Power series for sin(x)=x-x^3/6+x^5/120-... and the power series for tan(x)=x+x^3/3+2x^5/15+...
So, x/sin(x) is approximately 1/(1-x^2/6) and for tan(x)/x is approximately 1+x^2/3 when x is small.
1/(1-x^2/6)=1+x^2/6 approximately. Therefore, the difference is x^2/3-x^2/6=x^2/6>0.
This implies that for small x, tan(x)/x>x/sin(x).
[The expansions of sin, cos and tan as power series can be obtained through calculus and repeated differentiation, with sin and cos easily calculable and tan following from deriving sin and cos (or other method).

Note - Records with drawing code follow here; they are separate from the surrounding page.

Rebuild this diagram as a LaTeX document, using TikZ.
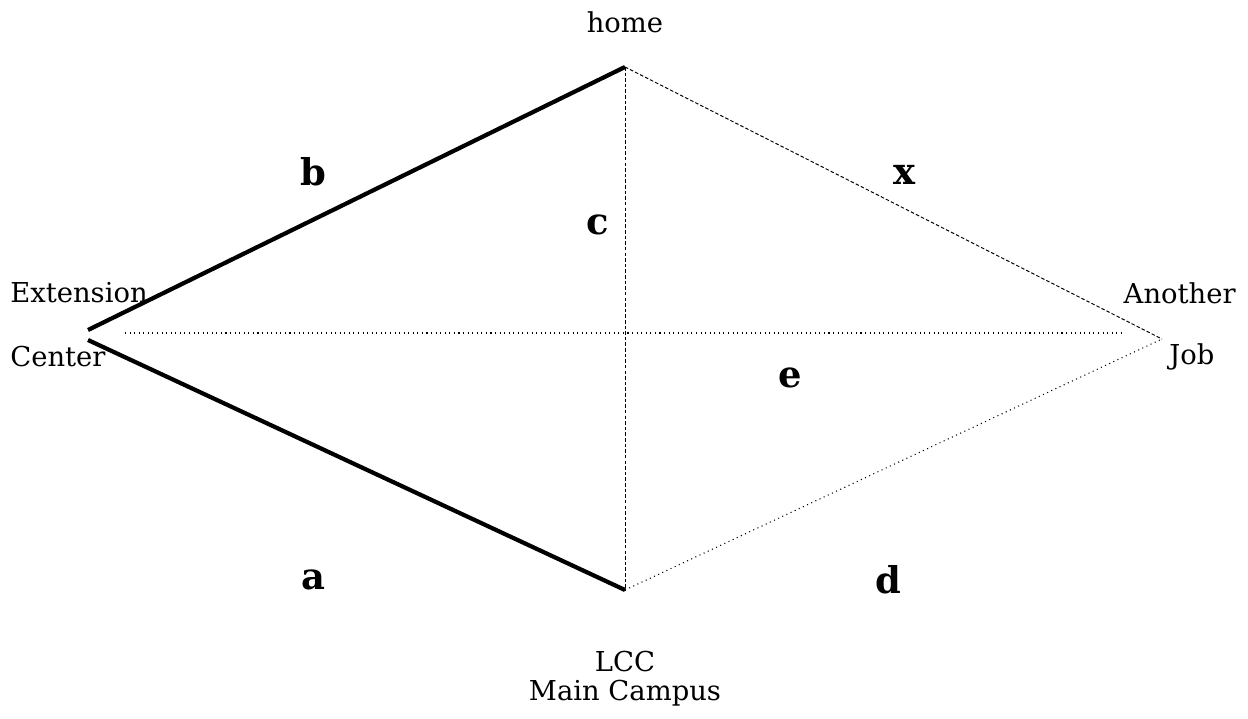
\documentclass[tikz,border=0pt]{standalone}
\usepackage{fontspec}
\setmainfont{DejaVu Serif}
\tikzset{
  place/.style={font=\fontsize{15.6}{18}\selectfont,inner sep=0pt},
  side/.style={font=\bfseries\fontsize{21}{24}\selectfont,inner sep=0pt},
  heavy/.style={line width=2.4pt},
  dashedge/.style={line width=0.55pt,dash pattern=on 2pt off 1.2pt},
  dotedge/.style={line width=0.6pt,dotted}
}
\begin{document}
\begin{tikzpicture}[x=0.02cm,y=-0.02cm]
  \useasboundingbox (0,0) rectangle (1248,719);
  % corners
  \coordinate (home) at (625,67);
  \coordinate (ext1) at (88,330);
  \coordinate (ext2) at (88,340);
  \coordinate (lcc) at (625,590);
  \coordinate (job) at (1162,339);
  \coordinate (e1) at (125,333);
  \coordinate (e2) at (1125,333);
  % legs
  \draw[heavy] (ext1) -- (home);
  \draw[heavy] (ext2) -- (lcc);
  \draw[dashedge] (home) -- (lcc);
  \draw[dashedge] (home) -- (job);
  \draw[dotedge] (lcc) -- (job);
  \draw[dotedge] (e1) -- (e2);
  % names
  \node[place] (homet) at (625,22) {home};
  \node[place,anchor=west] (extt) at (10,293) {Extension};
  \node[place,anchor=west] (cent) at (10,357) {Center};
  \node[place,anchor=east] (anot) at (1236,293) {Another};
  \node[place] (jobt) at (1192,357) {Job};
  \node[place] (lcct) at (625,662) {LCC};
  \node[place] (maint) at (625,693) {Main Campus};
  % sides
  \node[side] (b) at (313,172) {b};
  \node[side] (c) at (598,225) {c};
  \node[side] (x) at (904,175) {x};
  \node[side] (e) at (790,378) {e};
  \node[side] (a) at (313,580) {a};
  \node[side] (d) at (888,580) {d};
\end{tikzpicture}
\end{document}
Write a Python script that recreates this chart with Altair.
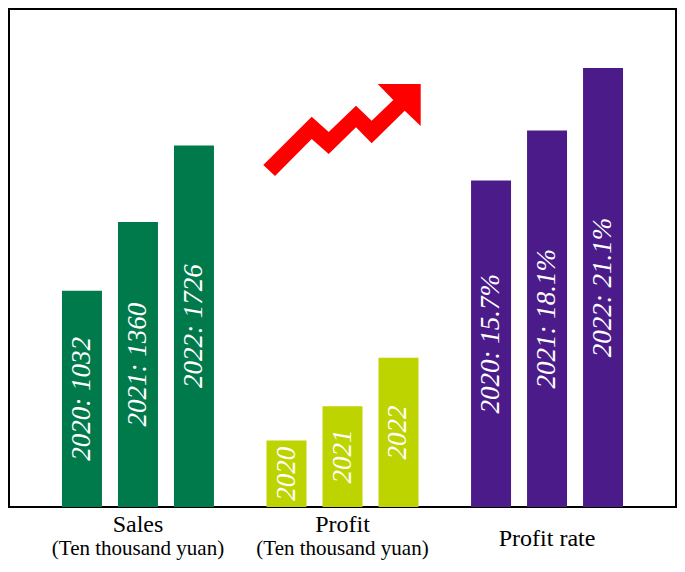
import altair as alt
import pandas as pd

# ---- data ----
groups = ["Sales", "Profit", "Profit rate"]
years = ["2020", "2021", "2022"]
sales = [1032, 1360, 1726]
profit = [162, 246, 364]
profit_rate = [15.7, 18.1, 21.1]
line1 = ["Sales", "Profit", "Profit rate"]
line2 = ["(Ten thousand yuan)", "(Ten thousand yuan)", ""]

rows = []
for g, vals in zip(groups, [sales, profit, profit_rate]):
    for y, v in zip(years, vals):
        if g == "Sales":
            lab = f"{y}: {v}"
        elif g == "Profit":
            lab = y
        else:
            lab = f"{y}: {v}%"
        rows.append({"group": g, "year": y, "value": v, "mid": v / 2, "label": lab})
df = pd.DataFrame(rows)
cats = pd.DataFrame({"group": groups, "l1": line1, "l2": line2})

FONT = "Liberation Serif"
xscale = alt.Scale(domain=groups, paddingInner=0.257, paddingOuter=0.259, align=0.5)
xo = alt.XOffset("year:N", scale=alt.Scale(domain=years, paddingInner=0.286, paddingOuter=0))
xenc = alt.X("group:N", scale=xscale, axis=None)


def group_layer(name, color, ymax):
    base = alt.Chart(df).transform_filter(alt.datum.group == name)
    ysc = alt.Scale(domain=[0, ymax])
    bars = base.mark_bar(color=color).encode(
        x=xenc, xOffset=xo, y=alt.Y("value:Q", scale=ysc, axis=None)
    )
    text = base.mark_text(
        angle=270, color="white", font=FONT, fontStyle="italic", fontSize=27,
        align="center", baseline="middle"
    ).encode(x=xenc, xOffset=xo, y=alt.Y("mid:Q", scale=ysc, axis=None), text="label:N")
    return alt.layer(bars, text)


g_sales = group_layer("Sales", "#00794B", 2377)
g_profit = group_layer("Profit", "#BDD400", 1215)
g_rate = group_layer("Profit rate", "#4A1B89", 23.94)

arrow_path = (
    "M-1,0.445 L-0.385,-0.169 L-0.169,0.025 L0.178,-0.309 L0.377,-0.118 "
    "L0.652,-0.381 L0.454,-0.584 L1,-0.584 L1,-0.051 L0.797,-0.245 "
    "L0.377,0.169 L0.178,-0.034 L-0.169,0.305 L-0.385,0.114 L-0.851,0.584 Z"
)
arrow = alt.Chart(pd.DataFrame({"a": [0]})).mark_point(
    shape=arrow_path, filled=True, color="#FF0000", opacity=1, size=24775, strokeWidth=0
).encode(x=alt.value(333), y=alt.value(121))

cbase = alt.Chart(cats)
lab_main = cbase.transform_filter(alt.datum.l2 != "").mark_text(
    font=FONT, fontSize=24, color="black", align="center", baseline="middle"
).encode(x=xenc, y=alt.value(516), text="l1:N")
lab_sub = cbase.transform_filter(alt.datum.l2 != "").mark_text(
    font=FONT, fontSize=21, color="black", align="center", baseline="middle"
).encode(x=xenc, y=alt.value(540), text="l2:N")
lab_single = cbase.transform_filter(alt.datum.l2 == "").mark_text(
    font=FONT, fontSize=24, color="black", align="center", baseline="middle"
).encode(x=xenc, y=alt.value(530), text="l1:N")

chart = alt.layer(
    g_sales, g_profit, g_rate, arrow, lab_main, lab_sub, lab_single
).resolve_scale(y="independent").properties(
    width=667, height=498,
    padding={"left": 1, "top": 1, "right": 1, "bottom": 53},
    autosize="none",
    background="white",
).configure_view(stroke="black", strokeWidth=2)

chart.save("out.html", embed_options={"renderer": "svg", "actions": False})
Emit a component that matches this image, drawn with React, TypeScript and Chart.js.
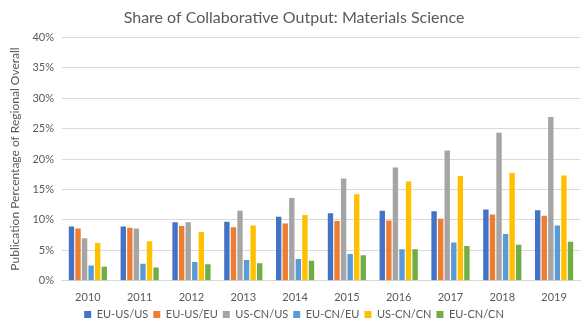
import React, { useEffect, useRef } from "react";
import { Chart, registerables } from "chart.js";

Chart.register(...registerables);

const years = ["2010", "2011", "2012", "2013", "2014", "2015", "2016", "2017", "2018", "2019"];
const euUsUs = [8.9, 8.9, 9.6, 9.7, 10.5, 11.1, 11.5, 11.4, 11.7, 11.6];
const euUsEu = [8.6, 8.7, 9.0, 8.8, 9.4, 9.8, 9.9, 10.2, 10.9, 10.7];
const usCnUs = [7.0, 8.6, 9.6, 11.5, 13.6, 16.8, 18.6, 21.4, 24.3, 26.9];
const euCnEu = [2.5, 2.8, 3.1, 3.4, 3.6, 4.4, 5.2, 6.3, 7.7, 9.1];
const usCnCn = [6.2, 6.5, 8.0, 9.1, 10.8, 14.2, 16.3, 17.2, 17.7, 17.3];
const euCnCn = [2.3, 2.2, 2.7, 2.9, 3.3, 4.2, 5.2, 5.7, 5.9, 6.4];
const seriesNames = ["EU-US/US", "EU-US/EU", "US-CN/US", "EU-CN/EU", "US-CN/CN", "EU-CN/CN"];
const seriesColors = ["#4472C4", "#ED7D31", "#A5A5A5", "#5B9BD5", "#FFC000", "#70AD47"];

export default function App() {
  const ref = useRef<HTMLCanvasElement>(null);
  useEffect(() => {
    if (!ref.current) return;
    const values = [euUsUs, euUsEu, usCnUs, euCnEu, usCnCn, euCnCn];
    const font = "Lato, 'Open Sans', sans-serif";
    const chart = new Chart(ref.current, {
      type: "bar",
      data: {
        labels: years,
        datasets: values.map((v, i) => ({
          label: seriesNames[i],
          data: v,
          backgroundColor: seriesColors[i],
          borderWidth: 0,
          barPercentage: 0.82,
          categoryPercentage: 0.76,
        })),
      },
      options: {
        animation: false,
        responsive: false,
        maintainAspectRatio: false,
        layout: { padding: { left: 8, right: 6, top: 6, bottom: 0 } },
        plugins: {
          title: {
            display: true,
            text: "Share of Collaborative Output: Materials Science",
            color: "#595959",
            font: { family: font, size: 16, weight: "normal" },
            padding: { top: 2, bottom: 10 },
          },
          legend: {
            position: "bottom",
            labels: {
              color: "#595959",
              font: { family: font, size: 11 },
              boxWidth: 7,
              boxHeight: 7,
              padding: 5,
            },
          },
          tooltip: { enabled: false },
        },
        scales: {
          x: {
            grid: { display: false, tickLength: 10 },
            border: { color: "#d9d9d9" },
            ticks: { color: "#595959", font: { family: font, size: 11 }, padding: 0 },
          },
          y: {
            min: 0,
            max: 40,
            grid: { color: "#d9d9d9", drawTicks: false },
            border: { display: false },
            ticks: {
              stepSize: 5,
              color: "#595959",
              font: { family: font, size: 11 },
              padding: 8,
              callback: (v: any) => v + "%",
            },
            title: {
              display: true,
              text: "Publication Percentage of Regional Overall",
              color: "#595959",
              font: { family: font, size: 12 },
              padding: { top: 0, bottom: 2 },
            },
          },
        },
      },
    });
    return () => chart.destroy();
  }, []);
  return (
    <div style={{ position: "absolute", left: 0, top: 0, width: 586, height: 330, background: "#fff" }}>
      <canvas ref={ref} width={586} height={330} style={{ width: 586, height: 330 }} />
    </div>
  );
}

If necessary, I can include the derivation here. Please let me know if you wish it to be added to this answer.]
So, when x is near zero, tan(x)/x>x/sin(x). When x is close to (pi)/2, x/sin(x) approaches (pi)/2 while tan(x)/x approaches infinity. At x=(pi)/4, tan(x)/x=4/(pi)=1.27 approx, and x/sin(x)=(pi)sqrt(2)/4=1.11<1.27. With increasing values of x the difference between the two terms continues to increase, demonstrating that tan(x)/x>x/sin(x) over the specified range. The gradient of tan(x)/x-x/sin(x) also increases from near zero to approaching infinity as x moves between zero and (pi)/2.